Предчувствие катастрофы его не обманывает: вскоре в России разражается смута. Философ Василий Розанов объясняет 1917 год
исключительно разрушительным воздействием слова: <Собственно, никакого сомнения, что Россию убила литература. Из слагающих
<разложителей> России ни одного нет нелитературного происхождения>. Он пишет, что отношение к офицеру и чиновнику как к фанфарону,
дураку и вору складывается благодаря стараниям русских писателей. Впрочем, схожего мнения тогда придерживаются и другие мыслители,
ибо воочию наблюдают кровавые последствия выдуманного гротеска - расстрелы царских офицеров и чиновников. Они, по Гоголю, всего лишь
<свиные рыла>.
Победившее слово оборачивается новой тиранией, потому что тоталитаризм - это законное дитя негативной свободы, способной привести
только к хаосу. А возникшая следом диктатура обрекает общество на абсурдное, кошмарное бытие. Фантасмагорические призраки Гоголя
материализуются, оживают, выходят на улицы, идут в театры и редакции, пишут статейки про какого-нибудь бывшего царского офицера,
ставшего рядовым советским чиновником:
<Этот Авраамов, который, открывая собрание, обращался: <господа, начнем>, а заканчивал так: <работу правления признать
удовлетворительной, Авраамову преподнести букет цветов и устроить пирушку>, сейчас этот классовый враг, одевшись в советскую шинель,
приспособился к Советской власти и продолжал творить дело контрреволюции. Живущие рабочие не имеют сараев под дрова, в то время как
Авраамов держит три сарая, в которых находятся две престарелые козы> (это цитата из газетной статьи, напечатанной в 1936 году -
через сто лет после публикации <Ревизора>).
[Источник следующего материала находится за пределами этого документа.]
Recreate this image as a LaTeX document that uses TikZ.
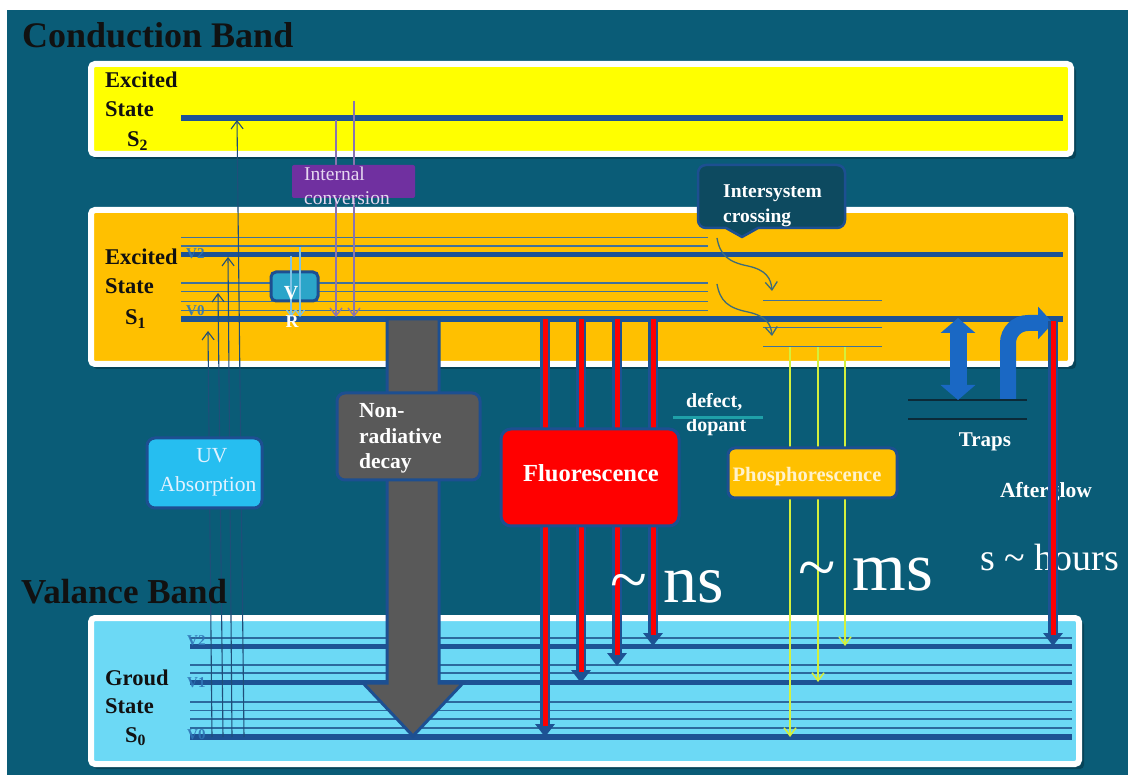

Так гоголевский фантом Тряпичкин наяву превращается в гневного ленинградского журналиста, требующего покарать всякого Якова <за
что-нибудь таковское>, контрреволюционно-козлиное, не пощадив ни чина, ни звания. И, нет сомнения, этот реальный совслужащий с
библейской фамилией, полностью солидаризуясь с гоголевским городничим, втайне подумывает про пасквилянта: <Я бы всех этих
бумагомарак!> А за дверью, как будто в гоголевской комедии, уже раздается грохот чекистских сапог.
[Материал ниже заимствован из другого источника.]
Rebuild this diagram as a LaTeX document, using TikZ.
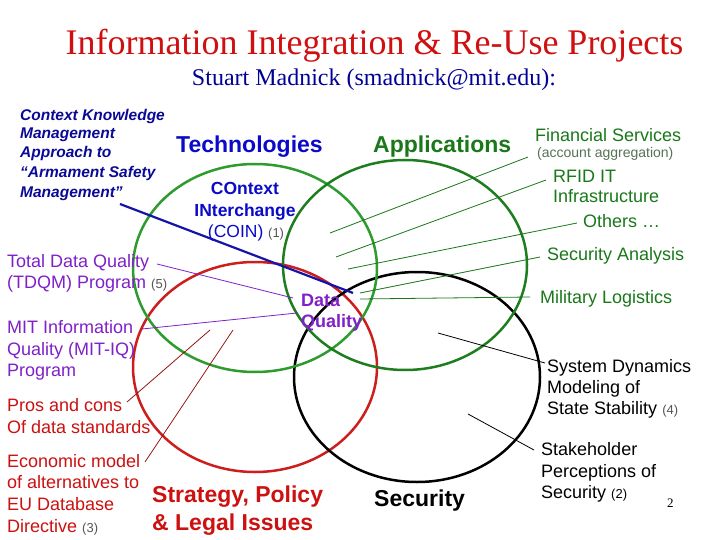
\documentclass[tikz,border=0pt]{standalone}
\usepackage{fontspec}
\setmainfont{Liberation Serif}
\newfontfamily\arialf{Liberation Sans}
\newcommand\mysz[1]{\fontsize{#1}{#1}\selectfont}
\definecolor{titlered}{RGB}{208,16,16}
\definecolor{subblue}{RGB}{0,0,150}
\definecolor{ckblue}{RGB}{10,10,150}
\definecolor{techblue}{RGB}{10,10,200}
\definecolor{appgreen}{RGB}{25,120,25}
\definecolor{agggreen}{RGB}{85,115,85}
\definecolor{ringgreenA}{RGB}{45,155,45}
\definecolor{ringgreenB}{RGB}{30,125,30}
\definecolor{ringred}{RGB}{205,30,30}
\definecolor{dqpurple}{RGB}{128,32,200}
\definecolor{txtred}{RGB}{205,16,16}
\definecolor{leadred}{RGB}{150,20,20}
\definecolor{numgray}{RGB}{85,85,85}
\definecolor{lineblue}{RGB}{20,20,170}
\begin{document}
\begin{tikzpicture}[x=1pt,y=-1pt,
  lbl/.style={inner sep=0pt, anchor=base west},
  ring/.style={line width=2.5pt},
  lead/.style={line width=0.8pt},
  cklbl/.style={lbl, text=ckblue, font=\arialf\bfseries\itshape\mysz{15.5}},
  bigbold/.style={lbl, font=\arialf\bfseries\mysz{23}},
  coinlbl/.style={inner sep=0pt, anchor=base, text=techblue, font=\arialf\bfseries\mysz{17.5}},
  purlbl/.style={lbl, text=dqpurple, font=\arialf\mysz{18}},
  redlbl/.style={lbl, text=txtred, font=\arialf\mysz{18}},
  grnlbl/.style={lbl, text=appgreen, font=\arialf\mysz{18}},
  blklbl/.style={lbl, text=black, font=\arialf\mysz{18}},
  dqlbl/.style={lbl, text=dqpurple, font=\arialf\bfseries\mysz{18}},
  nummark/.style={text=numgray, font=\arialf\mysz{13}}
]
\useasboundingbox (0,0) rectangle (720,540);
\fill[white] (0,0) rectangle (720,540);

% titles
\node[inner sep=0pt, anchor=base] (title) at (374.5,55) {\textcolor{titlered}{\mysz{36}Information Integration \& Re-Use Projects}};
\node[inner sep=0pt, anchor=base] (subtitle) at (374,86) {\textcolor{subblue}{\mysz{24}Stuart Madnick (smadnick@mit.edu):}};

% rings
\draw[ring, ringred] (255,367) ellipse [x radius=122, y radius=105];
\draw[ring, black] (417,377) ellipse [x radius=123, y radius=105];
\draw[ring, ringgreenA] (255,268) ellipse [x radius=122, y radius=104];
\draw[ring, ringgreenB] (405,265) ellipse [x radius=122, y radius=105];

% coordinates for connector ends
\coordinate (ckS) at (120,204);  \coordinate (ckE) at (353,293);
\coordinate (tdS) at (157,264);  \coordinate (tdE) at (293,298);
\coordinate (miS) at (142,329);  \coordinate (miE) at (297,313);
\coordinate (prS) at (127,402);  \coordinate (prE) at (210,330);
\coordinate (ecS) at (145,462);  \coordinate (ecE) at (233,330);
\coordinate (fsS) at (528,157);  \coordinate (fsE) at (330,233);
\coordinate (rfS) at (546,180);  \coordinate (rfE) at (336,257);
\coordinate (otS) at (577,223);  \coordinate (otE) at (348,269);
\coordinate (saS) at (540,257);  \coordinate (saE) at (360,293);
\coordinate (mlS) at (530,297);  \coordinate (mlE) at (360,299);
\coordinate (sdS) at (545,363);  \coordinate (sdE) at (438,333);
\coordinate (shS) at (534,450);  \coordinate (shE) at (468,414);

% connectors
\draw[line width=2.2pt, lineblue] (ckS) -- (ckE);
\draw[lead, dqpurple] (tdS) -- (tdE);
\draw[lead, dqpurple] (miS) -- (miE);
\draw[lead, leadred] (prS) -- (prE);
\draw[lead, leadred] (ecS) -- (ecE);
\draw[lead, appgreen] (fsS) -- (fsE);
\draw[lead, appgreen] (rfS) -- (rfE);
\draw[lead, appgreen] (otS) -- (otE);
\draw[lead, appgreen] (saS) -- (saE);
\draw[lead, appgreen] (mlS) -- (mlE);
\draw[lead, black] (sdS) -- (sdE);
\draw[lead, black] (shS) -- (shE);

% context knowledge
\node[cklbl] (ck1) at (20,121) {Context Knowledge};
\node[cklbl] (ck2) at (20,139) {Management};
\node[cklbl] (ck3) at (20,158) {Approach to};
\node[cklbl] (ck4) at (20,178) {“Armament Safety};
\node[cklbl] (ck5) at (20,197) {Management”};

% headings
\node[bigbold, text=techblue] (tech) at (176,153) {Technologies};
\node[bigbold, text=appgreen] (apps) at (373,153) {Applications};
\node[bigbold, text=txtred] (strat1) at (152,502) {Strategy, Policy};
\node[bigbold, text=txtred] (strat2) at (152,530) {\& Legal Issues};
\node[bigbold, text=black] (secu) at (374,506) {Security};

% COIN
\node[coinlbl] (coin1) at (245,195) {COntext};
\node[coinlbl] (coin2) at (245,217) {INterchange};
\node[coinlbl] (coin3) at (246,237) {\mdseries (COIN) {\color{numgray}\mysz{13}(1)}};

% Data quality
\node[dqlbl] (dq1) at (301,306) {Data};
\node[dqlbl] (dq2) at (301,327) {Quality};

% left purple
\node[purlbl] (td1) at (7,267) {Total Data Quality};
\node[purlbl] (td2) at (7,288) {(TDQM) Program {\color{numgray}\mysz{13}(5)}};
\node[purlbl] (mi1) at (7,333) {MIT Information};
\node[purlbl] (mi2) at (7,355) {Quality (MIT-IQ)};
\node[purlbl] (mi3) at (7,376) {Program};

% left red
\node[redlbl] (pr1) at (7,411) {Pros and cons};
\node[redlbl] (pr2) at (7,433) {Of data standards};
\node[redlbl] (ec1) at (7,467) {Economic model};
\node[redlbl] (ec2) at (7,488) {of alternatives to};
\node[redlbl] (ec3) at (7,510) {EU Database};
\node[redlbl] (ec4) at (7,532) {Directive {\color{numgray}\mysz{13}(3)}};

% right green
\node[grnlbl] (fs1) at (535,142) {Financial Services};
\node[lbl, text=agggreen, font=\arialf\mysz{14}] (fs2) at (537,158) {(account aggregation)};
\node[grnlbl] (rf1) at (553,183) {RFID IT};
\node[grnlbl] (rf2) at (553,203) {Infrastructure};
\node[grnlbl] (ot1) at (583,227) {Others …};
\node[grnlbl] (sa1) at (547,260) {Security Analysis};
\node[grnlbl] (ml1) at (540,303) {Military Logistics};

% right black
\node[blklbl] (sd1) at (547,372) {System Dynamics};
\node[blklbl] (sd2) at (547,393) {Modeling of};
\node[blklbl] (sd3) at (547,414) {State Stability {\color{numgray}\mysz{13}(4)}};
\node[blklbl] (sh1) at (541,455) {Stakeholder};
\node[blklbl] (sh2) at (541,477) {Perceptions of};
\node[blklbl] (sh3) at (541,498) {Security {\mysz{13}(2)}};

\node[lbl, font=\mysz{13}] (pagenum) at (667,507) {2};
\end{tikzpicture}
\end{document}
Наверное, Гоголь не раз представлял себе эту последнюю немую сцену <Ревизора>, когда человек окаменевает в виде столба, с
распростертыми руками и закинутою назад головою. Гению дано предугадать, как отзовется его слово через столетие. Он мучается
вопросом, почему соотечественники называют его веселые творения <пасквилем>, а Пушкин по прочтении не смеется, но печально
восклицает: <Боже, как грустна наша Россия!> И вдруг с ужасом прозревает, что значит для человека однобоко явленное отрицательное
слово и пугающее отсутствие света. Он долго размышляет о двойственной природе слова и власти, где отражается вековечное
противостояние света и тьмы, добра и зла.
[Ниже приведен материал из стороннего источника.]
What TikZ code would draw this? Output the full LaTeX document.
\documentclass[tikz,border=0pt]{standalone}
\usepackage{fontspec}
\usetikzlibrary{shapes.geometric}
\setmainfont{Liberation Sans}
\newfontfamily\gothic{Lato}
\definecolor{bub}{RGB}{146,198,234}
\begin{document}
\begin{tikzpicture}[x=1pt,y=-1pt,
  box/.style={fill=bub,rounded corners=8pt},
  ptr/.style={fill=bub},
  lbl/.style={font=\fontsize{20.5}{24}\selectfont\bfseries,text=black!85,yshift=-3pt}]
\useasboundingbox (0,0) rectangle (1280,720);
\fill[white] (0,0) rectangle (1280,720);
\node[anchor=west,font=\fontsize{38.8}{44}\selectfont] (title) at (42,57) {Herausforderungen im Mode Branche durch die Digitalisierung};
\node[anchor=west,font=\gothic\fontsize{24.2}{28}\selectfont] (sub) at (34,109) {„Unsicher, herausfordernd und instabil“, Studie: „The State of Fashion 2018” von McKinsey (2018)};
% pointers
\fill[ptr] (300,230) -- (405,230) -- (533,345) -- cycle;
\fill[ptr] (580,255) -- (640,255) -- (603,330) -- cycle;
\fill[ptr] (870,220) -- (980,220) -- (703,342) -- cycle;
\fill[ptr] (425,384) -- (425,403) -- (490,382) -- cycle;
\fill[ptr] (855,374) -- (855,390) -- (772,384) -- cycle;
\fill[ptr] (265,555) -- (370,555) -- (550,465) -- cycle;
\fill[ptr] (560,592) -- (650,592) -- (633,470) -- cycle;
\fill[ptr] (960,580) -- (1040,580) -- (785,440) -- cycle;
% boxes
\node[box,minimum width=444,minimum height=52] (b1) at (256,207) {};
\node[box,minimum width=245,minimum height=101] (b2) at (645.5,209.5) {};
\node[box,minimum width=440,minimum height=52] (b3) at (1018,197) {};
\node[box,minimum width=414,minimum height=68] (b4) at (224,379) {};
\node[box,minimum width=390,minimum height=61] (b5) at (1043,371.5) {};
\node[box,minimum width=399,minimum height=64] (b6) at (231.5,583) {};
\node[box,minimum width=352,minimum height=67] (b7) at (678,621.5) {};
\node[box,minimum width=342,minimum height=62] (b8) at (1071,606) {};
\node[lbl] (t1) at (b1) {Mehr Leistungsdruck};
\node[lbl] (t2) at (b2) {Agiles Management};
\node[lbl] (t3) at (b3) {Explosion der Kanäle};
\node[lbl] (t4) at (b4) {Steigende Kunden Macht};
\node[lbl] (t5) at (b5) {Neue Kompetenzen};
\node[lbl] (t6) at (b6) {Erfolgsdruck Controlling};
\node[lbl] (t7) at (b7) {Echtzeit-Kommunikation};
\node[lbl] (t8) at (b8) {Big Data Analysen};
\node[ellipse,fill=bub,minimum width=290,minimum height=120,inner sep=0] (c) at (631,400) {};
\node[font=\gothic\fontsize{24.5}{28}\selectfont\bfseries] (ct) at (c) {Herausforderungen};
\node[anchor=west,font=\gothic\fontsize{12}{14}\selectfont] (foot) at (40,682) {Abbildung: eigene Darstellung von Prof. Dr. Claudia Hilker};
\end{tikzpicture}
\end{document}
Эти раздумья позволяют Гоголю найти положительную <законную середину всякой вещи>, каковую он определяет как <верный такт русского
ума, который, умея выразить истинное существо всякого дела, умеет выразить его так, что никого не оскорбит выражением и не
восстановит ни против себя, ни против мысли своей даже несходных с ним людей>. Иначе говоря, свобода слова должна быть позитивна и
сочетаться с чувством меры - главенствующим признаком подлинной культуры. На Западе подобное называется политкорректностью.
Увы, сегодня мало кто вспоминает этот завет великого писателя. То и дело вспыхивающие информационные войны являются закономерным
результатом негативной свободы. А что дальше?.. Единственно возможный выход - постараться обрести иное понимание свободы как
позитивного начала, направленного на созидание и творчество.